Thu, Feb 17, 2005 - Page 5 News List

N Korean leader uses birthday to defend weapons

DEFIANT CELEBRATION North Korean leadership is using the opportunity to defend its weapons and to warn the US not to enter `a war of reckless aggression'

AP , SEOUL

North Korean propaganda village, Gijungdong, is seen in the northern section of the demilitarized zone which separates the two Koreas yesterday. North Korea was marking the 63rd birthday of leader Kim Jong Il yesterday with feasts of venison for the capital's elite amid heightened tension on the Korean peninsula over the communist state's nuclear weapons programs.

PHOTO: AP

North Korea was marking the 63rd birthday of leader Kim Jong-il yesterday with feasts of venison for the capital's elite amid heightened tension on the Korean peninsula over the communist state's nuclear weapons programs.

Kim's birthday is a national holiday in the North. Festivities for residents in the capital, where the chosen elite are allowed to live only after being approved as loyal citizens, also were to include performances by circus and theater troupes, the North's state-run TV reported.

North Korea flouted the international community last week by announcing it had nuclear weapons and was staying away from international nuclear talks where China, Japan, Russia, South Korea and the US have urged it to abandon its atomic weapons development.

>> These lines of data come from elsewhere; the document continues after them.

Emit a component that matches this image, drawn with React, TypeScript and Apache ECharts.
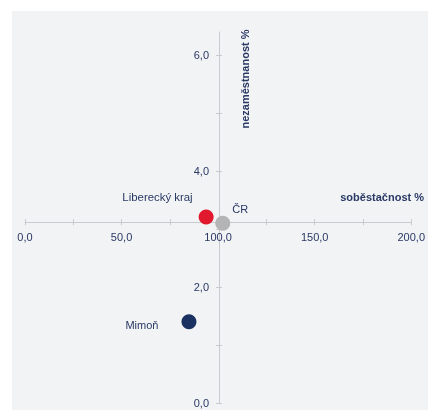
import React, { useEffect, useRef } from "react";
import * as echarts from "echarts";

const pointNames = ["Liberecký kraj", "ČR", "Mimoň"];
const selfSufficiency = [93.8, 102.4, 84.9];
const unemployment = [3.21, 3.1, 1.4];
const pointColors = ["#e0192f", "#b4b4b6", "#1b3161"];

const xTicks = [0, 25, 50, 75, 100, 125, 150, 175, 200];
const xLabels = [0, 50, 100, 150, 200];
const yTicks = [0, 1, 2, 3, 4, 5, 6];
const yLabels = [0, 2, 4, 6];

const X_MIN = 0;
const X_MAX = 200;
const Y_MIN = 0;
const Y_MAX = 6.4;
const X_CROSS = 100; // y axis drawn at this x value
const Y_CROSS = 3.12; // x axis drawn at this y value

const xAxisName = "soběstačnost %";
const yAxisName = "nezaměstnanost %";

const W = 428;
const H = 410;
const GRID = { left: 25, right: 15, top: 32, bottom: 7 };

const TEXT = "#293864";
const AXIS = "#c9cacd";
const FONT = "'Liberation Sans', Arial, sans-serif";

const fmt = (v: number) => v.toFixed(1).replace(".", ",");

export default function App() {
  const ref = useRef<HTMLDivElement>(null);

  useEffect(() => {
    document.body.style.margin = "0";
    document.body.style.overflow = "hidden";
    if (!ref.current) return;
    const chart = echarts.init(ref.current, null, { renderer: "svg" });

    const gw = W - GRID.left - GRID.right;
    const gh = H - GRID.top - GRID.bottom;
    const xOffset = -((Y_CROSS - Y_MIN) / (Y_MAX - Y_MIN)) * gh;
    const yOffset = -((X_CROSS - X_MIN) / (X_MAX - X_MIN)) * gw;

    const baseX = {
      type: "value",
      min: X_MIN,
      max: X_MAX,
      position: "bottom",
      offset: xOffset,
      splitLine: { show: false },
    };
    const baseY = {
      type: "value",
      min: Y_MIN,
      max: Y_MAX,
      position: "left",
      offset: yOffset,
      splitLine: { show: false },
    };

    const labelCfg = [
      { position: "left", offset: [-1, -20], size: 11.4 },
      { position: "right", offset: [-3, -14], size: 11 },
      { position: "left", offset: [-18, 3], size: 11 },
    ];

    chart.setOption({
      animation: false,
      graphic: [
        {
          type: "rect",
          shape: { x: 12, y: 11, width: W - 12, height: H - 11 },
          style: { fill: "#f2f3f5" },
          z: -10,
          silent: true,
        },
        {
          type: "text",
          x: 424,
          y: 197,
          style: {
            text: xAxisName,
            fill: TEXT,
            font: `bold 11px ${FONT}`,
            align: "right",
            verticalAlign: "middle",
          },
        },
        {
          type: "text",
          x: 245,
          y: 79,
          rotation: Math.PI / 2,
          style: {
            text: yAxisName,
            fill: TEXT,
            font: `bold 11px ${FONT}`,
            align: "center",
            verticalAlign: "middle",
          },
        },
      ],
      grid: { ...GRID, containLabel: false },
      xAxis: [
        {
          ...baseX,
          axisLine: { onZero: false, lineStyle: { color: AXIS, width: 1 } },
          axisTick: {
            show: true,
            inside: false,
            length: 3,
            customValues: xTicks,
            lineStyle: { color: AXIS },
          },
          axisLabel: {
            customValues: xLabels,
            formatter: (v: number) => fmt(v),
            color: TEXT,
            fontSize: 11,
            fontFamily: FONT,
            margin: 9,
          },
        },
        {
          ...baseX,
          axisLine: { show: false, onZero: false },
          axisTick: {
            show: true,
            inside: true,
            length: 3,
            customValues: xTicks,
            lineStyle: { color: AXIS },
          },
          axisLabel: { show: false },
        },
      ],
      yAxis: [
        {
          ...baseY,
          axisLine: { onZero: false, lineStyle: { color: AXIS, width: 1 } },
          axisTick: {
            show: true,
            inside: false,
            length: 3,
            customValues: yTicks,
            lineStyle: { color: AXIS },
          },
          axisLabel: {
            customValues: yLabels,
            formatter: (v: number) => fmt(v),
            color: TEXT,
            fontSize: 11,
            fontFamily: FONT,
            margin: 10,
          },
        },
        {
          ...baseY,
          axisLine: { show: false, onZero: false },
          axisTick: {
            show: true,
            inside: true,
            length: 3,
            customValues: yTicks,
            lineStyle: { color: AXIS },
          },
          axisLabel: { show: false },
        },
      ],
      series: [
        {
          type: "scatter",
          xAxisIndex: 0,
          yAxisIndex: 0,
          symbolSize: 15,
          z: 5,
          data: pointNames.map((name, i) => ({
            name,
            value: [selfSufficiency[i], unemployment[i]],
            itemStyle: { color: pointColors[i], opacity: 1 },
            label: {
              show: true,
              formatter: name,
              position: labelCfg[i].position,
              offset: labelCfg[i].offset,
              distance: 5,
              color: TEXT,
              fontSize: labelCfg[i].size,
              fontFamily: FONT,
            },
          })),
        },
      ],
    });

    return () => chart.dispose();
  }, []);

  return (
    <div
      ref={ref}
      style={{ position: "fixed", left: 0, top: 0, width: W, height: H }}
    />
  );
}
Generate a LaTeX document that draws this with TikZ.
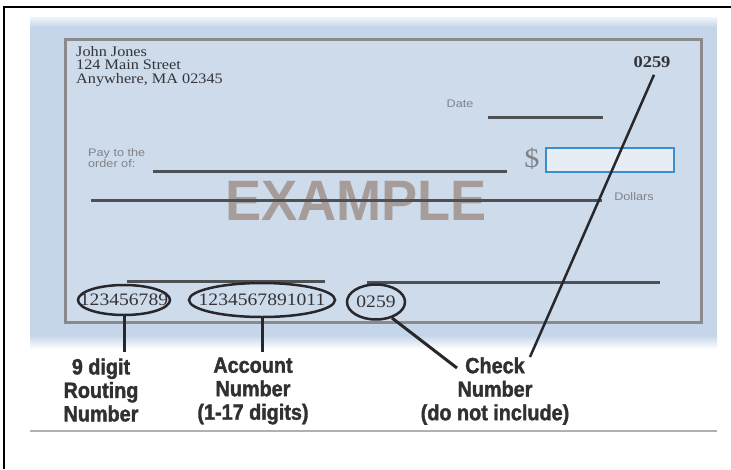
\documentclass[tikz,border=0pt]{standalone}
\usepackage{fontspec}
\setmainfont{Liberation Serif}
\newfontfamily\chk[FakeStretch=1.12]{Liberation Serif}
\newfontfamily\smallf[FakeStretch=1.15]{Liberation Sans}
\newfontfamily\wm[FakeStretch=0.95]{Liberation Sans}
\newfontfamily\lbl[FakeStretch=0.9,FakeBold=1.6]{Liberation Sans}
\usetikzlibrary{shapes.geometric}
\definecolor{chkblue}{RGB}{197,214,234}
\definecolor{chkin}{RGB}{205,219,235}
\definecolor{framegray}{RGB}{138,138,140}
\definecolor{linegray}{RGB}{78,80,84}
\definecolor{textgray}{RGB}{52,52,56}
\definecolor{faintgray}{RGB}{128,130,136}
\definecolor{wmark}{RGB}{166,157,154}
\definecolor{boxblue}{RGB}{58,142,204}
\definecolor{inkdark}{RGB}{40,40,44}
\definecolor{lbltext}{RGB}{48,48,50}
\definecolor{rulegray}{RGB}{176,176,176}
\begin{document}
\begin{tikzpicture}[x=1pt,y=-1pt,
  dline/.style={draw=linegray, line width=3pt},
  oval/.style={ellipse, draw=inkdark, line width=2.5pt, inner sep=0pt,
    font=\chk\fontsize{17.5}{17.5}\selectfont, text=textgray},
  conn/.style={draw=inkdark, line width=3pt},
  small/.style={font=\smallf\fontsize{11}{9.5}\selectfont, text=faintgray, inner sep=0pt},
  label/.style={align=center, inner sep=0pt, text=lbltext,
    font=\lbl\bfseries\fontsize{22}{23.5}\selectfont}]
\useasboundingbox (0,0) rectangle (731,469);
\fill[white] (0,0) rectangle (731,469);
% blue check background
\fill[chkblue] (30,17) rectangle (717,336);
\shade[top color=chkblue!25!white, bottom color=chkblue] (30,17) rectangle (717,27);
\shade[top color=chkblue, bottom color=white] (30,335.5) rectangle (717,349);
% inner check frame
\fill[chkin] (65,39) rectangle (701,322);
\draw[framegray, line width=3pt] (65,39) rectangle (701,322);
% outer black frame
\draw[black, line width=2pt] (731,7) -- (4,7) -- (4,469);
% address
\node[anchor=north west, align=left, inner sep=0pt, text=textgray,
  font=\chk\fontsize{14.5}{13.5}\selectfont] (addr) at (76,46)
  {John Jones\\124 Main Street\\Anywhere, MA 02345};
\node[inner sep=0pt, text=textgray, font=\chk\bfseries\fontsize{16.5}{16.5}\selectfont] (num) at (652,62) {0259};
% date
\node[small] (date) at (460,104) {Date};
\draw[dline] (488,117) -- (603,117);
% pay to
\node[small, anchor=west, align=left] (pay) at (88,158) {Pay to the\\order of:};
\draw[dline] (153,171) -- (507,171);
\node[inner sep=0pt, text=faintgray, font=\chk\fontsize{27}{27}\selectfont] (dollar) at (532,159) {\$};
\node[draw=boxblue, line width=2.5pt, fill=chkin!50!white, minimum width=128pt,
  minimum height=24pt, inner sep=0pt] (amount) at (610,160) {};
% watermark
\node[inner sep=0pt, text=wmark, font=\wm\bfseries\fontsize{57}{57}\selectfont] (ex) at (356,201) {EXAMPLE};
\draw[dline] (91,200) -- (602,200);
\node[small] (dollars) at (634,197) {Dollars};
% MICR lines
\draw[dline] (127,281) -- (325,281);
\draw[dline] (367,282) -- (660,282);
% MICR ellipses
\node[oval, minimum width=92pt, minimum height=30pt] (e1) at (124,300) {\makebox[0pt]{123456789}};
\node[oval, minimum width=146pt, minimum height=34pt] (e2) at (262,300) {\makebox[0pt]{1234567891011}};
\node[oval, minimum width=58pt, minimum height=35pt] (e3) at (376,302) {\makebox[0pt]{0259}};
% labels
\node[label] (lr) at (101,390) {9 digit\\Routing\\Number};
\node[label] (la) at (253,391) {Account\\Number\\(1-17 digits)};
\node[label] (lc) at (495,391) {Check\\Number\\(do not include)};
% connectors
\coordinate (r1) at (124,352);
\coordinate (a1) at (262,352);
\coordinate (c1) at (457,368);
\coordinate (c2) at (530,357);
\draw[conn] (e1.south) -- (r1);
\draw[conn] (e2.south) -- (a1);
\draw[conn] (e3.-45) -- (c1);
\draw[conn, line width=2.5pt] ([xshift=2pt,yshift=-7pt]num.south) -- (c2);
% bottom rule
\draw[rulegray, line width=2.5pt] (30,431) -- (717,431);
\end{tikzpicture}
\end{document}
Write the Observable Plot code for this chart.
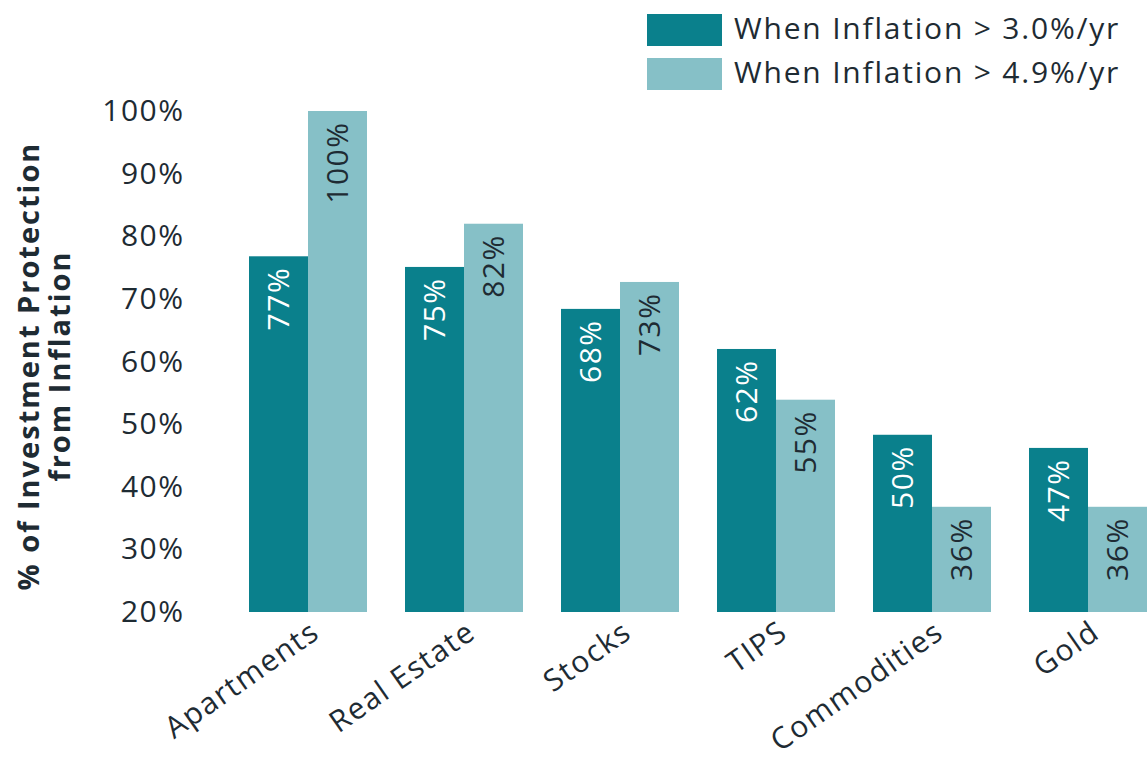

In Seoul, South Korean Foreign Minister Ban Ki-moon said he told US officials during a weeklong trip to Washington that his country has no plans to begin "large-scale" economic cooperation with the North before the nuclear dispute is resolved.

Ban said South Korea would continue to provide fertilizer and rice to the poverty-stricken state out of "humanitarian concern" despite North Korea's latest statement.

In meetings with US Secretary of State Condoleezza Rice and Secretary of Defense Donald Rumsfeld, Ban also explained the importance of the construction of a joint economic zone in North Korea, which he said was only in the pilot stage.

On Tuesday ahead of Kim's birthday, North Korean officials heralded the event with more defiant rhetoric at a meeting of top communist party members and military officers.

"If the US recklessly opts for a war of aggression despite the repeated warning of the [North], our army and people will mobilize all potentials ... and deal merciless crushing blows at the aggressors and achieve a final victory in the confrontation with the US," said Choe Thae-bok, a secretary of the Workers' Party Central Committee, according to the North's official Korean Central News Agency.

In the run-up to Wednesday's celebration, there have been festivals across the country featuring Kimjongilia -- a flower cultivated to blossom around Kim's birthday.

The North's state media also has been filled with claims of Kim's birthday being celebrated across the world, from Bangladesh to France, Poland to Pakistan.

"The birthday of leader Kim Jong-il is being celebrated as an auspicious holiday for the progressive people all over the world," the North's news agency wrote.

Kim's regime tolerates no dissent, and has isolated itself from the world behind the last standing Cold War frontier that divides it from the South.

Reports last year said that some of Kim's portraits had been removed from public buildings, suggesting possible cracks in his hold on power, but South Korean officials have insisted the North's government is nowhere near collapse and warned that such talk could push Pyongyang to desperate moves.

The country relies on outside aid to feed its people after suffering natural disasters and poor harvests in the 1990s, and its economy has also been devastated by the loss of its main patron, the Soviet Union.